Security & Compliance Considerations

Centralized VCS security advantages:

  • Fine-grained access control allows restricting specific directories or files to authorized teams
  • Centralized audit logs provide a single source of truth for compliance reporting
  • No risk of repository history leaking through developer laptops — only working copies exist on clients

Distributed VCS security advantages:

  • Cryptographic hash chains make history tampering detectable — any modification changes all subsequent hashes
  • Signed commits (GPG/SSH) provide cryptographic proof of authorship
  • No single point of failure — compromising the server does not destroy the truth stored in clones

Audit trail comparison:

Centralized VCS maintains a single, authoritative audit log on the server. Every checkout, commit, and file access passes through one point, making it straightforward to generate compliance reports, track who accessed what, and detect anomalous behavior. Regulatory frameworks like SOX and HIPAA favor this model because the audit surface is bounded and centralized.
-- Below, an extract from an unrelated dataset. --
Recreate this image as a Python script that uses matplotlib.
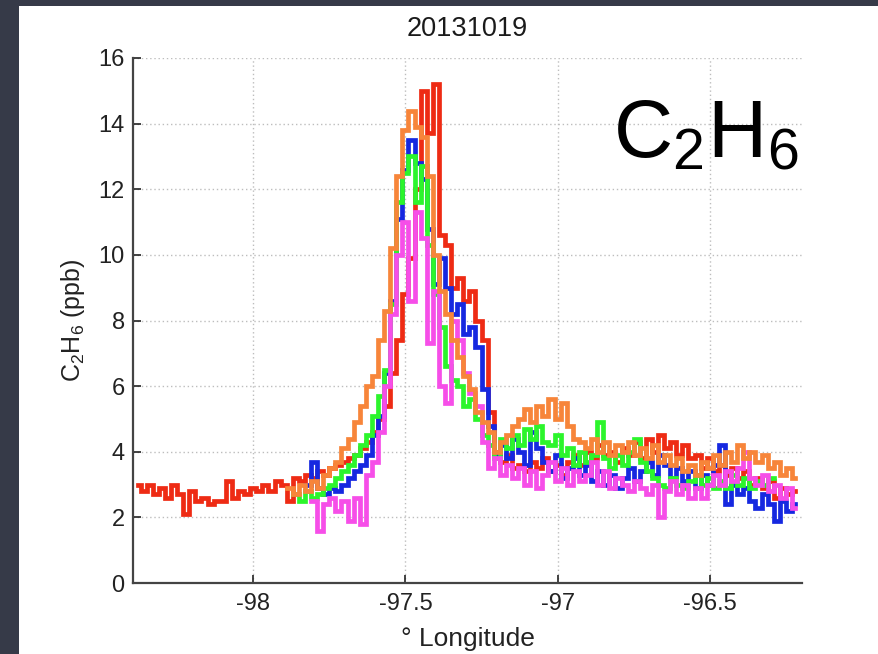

Distributed VCS distributes the audit trail across every developer’s machine. Each commit is locally authored and only becomes visible when pushed. This means:

  • Audit data must be aggregated from the remote server’s push logs, not the commit logs themselves
  • Commits can be authored offline and pushed later, creating a gap between authorship time and visibility time
  • Signed commits (GPG/SSH) provide stronger cryptographic proof of authorship than CVCS username-based attribution
  • The immutable hash chain makes it impossible to alter history without detection, providing a stronger integrity guarantee than centralized logs

Shared concerns:

  • Both systems can accidentally expose secrets committed to history
  • Both require careful access management to prevent unauthorized changes
  • Both benefit from server-side hooks that enforce policies (commit message format, file size limits, secret scanning)

For Git-specific configuration, see Git Config and Global Settings.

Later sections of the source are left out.